I was born in a small mountain resort in Lower Silesia, Germany. My childhood days were happy and carefree – too happy to think about God and eternity. All I retained of religious instruction received at that time, were the first three commandments. What the friendly Sunday School Teacher at the tiny church on yonder hill failed to tell us, was soon to be stamped forever, on our young minds, viz. the total depravity of the human race of which I was a member by birth and practice.

It started on a lovely spring day in the year 1945. The mountain and valleys, which up to this time were the happy playground of golden summers, suddenly echoed back the frightful sound of heavy artillery day and night. Soon we had to flee. I remember sights then which led us to questions no one seemed to be able to answer – a lonely mother weeping beside a freshly dug grave – numbers of unhappy doomed souls behind the barbed wires of a concentration camp – a man beaten to death a few feet from me – then the cries, those horrible cries during the night, from helpless victims of hate, revenge and greed. Enemies sometimes turned to be friends and friends turned to be enemies.

In view of all this suffering, was there a God? Where was justice? I did not know then that I would have to wait thirteen years for The Answer.

Time will heal wounds, however scars will remain. Why should the human mind stop searching for the real reason for two world wars involving highly civilized nations and claiming sixty million fatal casualties when prosperity starts to cover the land again like a deceiving fog on a blood-soaked battlefield? Of this fatal error Moses wrote, warning Israel, in Deuteronomy chapter 28, “Woe to that man. Woe to that nation.”
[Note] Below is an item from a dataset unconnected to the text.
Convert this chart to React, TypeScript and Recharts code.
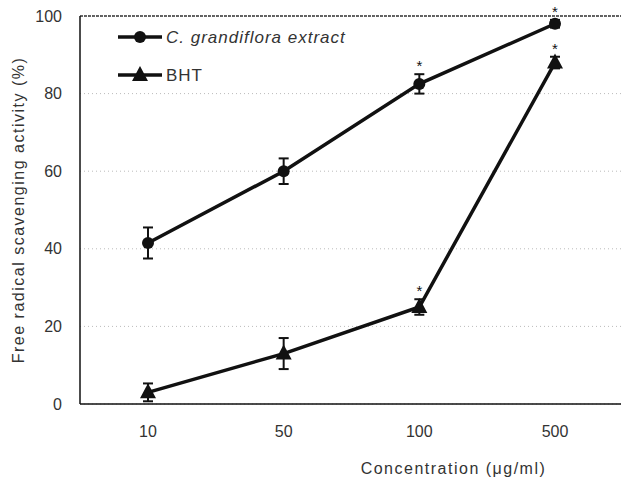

 I remember that God started to deal with me again about the time I left school. A burning desire to know the purpose of life, left my spirit restless and seeking. Where was real happiness and peace to be found? Man is by nature, a religious being. So I turned, first of all, to religion, but there was nothing to satisfy my soul’s need. Was genuine contentment to be found amongst the wise of this world? Soon I searched some works on philosophy. It too failed to fill an empty soul. Was the concert hall with its applause the answer? Here was some satisfaction but it was not lasting. Was there true contentment in pleasure? The testimony of many an aimless, wrecked, young life seemed to say, “NO.” Where then was the rock, unmoved by the ages on which to rest? Foreign lands beckoned and fields in the distance looked green. Soon I had set foot on the shores of the New World. Lands may change and a river may change its flow of its own accord, but the human heart does not! I found myself restless as ever.

Walking thoughtfully through a park, in the city of Toronto, on a warm summer’s night in 1958, I came upon a small group of people preaching from the Bible. It seemed strange to me indeed, but I thought it worthwhile to sit down and listen. In about half an hour the message of the crucified, buried and risen Saviour that came to seek and to save that which was lost, did, what the doctrines of nazism and communism could not do in years. It captivated my soul. Soon I found myself attending special Gospel meetings and heard more of God’s way of salvation. A sinner away from God will judge the world by his own standards and will get nowhere. A sinner hearing the Gospel is judged by God’s standard and will see himself condemned as a member of a fallen humanity whose very thinking has been affected by the fall. Pride kept me, for some time, from admitting that before God I was the sinner and the offender. I heard of a suffering world because of sin, a Heaven to gain and a Hell to shun.

Beginning to see the world as God sees it, I realized that I had to be saved. Acts 4:12. I remember so well that the preaching on the sufferings of Christ spoke to me as never before. What was His real mission and why was He here on earth? This I asked myself, again and again. Was He here to make the world better? I knew, through history, that there was no indication of this. Or did He appear to die for sinners? I knew this all my life yet was not saved! But why then was I still in darkness when others told me they were saved and on their way to Heaven?

It was on a Lord’s Day night, after the preaching of the Gospel that I stayed to talk to someone willing to help me. It was then that I rested for the first time on the scriptures alone, through the reading of St. John’s Gospel, chapter 6 and verse 37 – “Him that cometh to Me, I will in no wise cast out”. These were the very words the Saviour uttered and what a promise this was! I had been trying to save myself, and it did not work. How absurd and foolish! All I was asked to do was to come to Him with all my sins and He had promised to save me. So I just came or rather, I waited. I did not have to wait long. Through reading the Saviour’s own words as recorded in John 5:24, I saw for the first time that He died for me and that God had laid on Him, upon the cruel cross at Calvary, all my sins. Believing this I knew I would never see Hell nor condemnation.

A few years have passed and have proved the reality of so great a redemption, with the assurance of eternal salvation secured by the precious blood of the Lord Jesus Christ, Who has never left a seeking soul in darkness.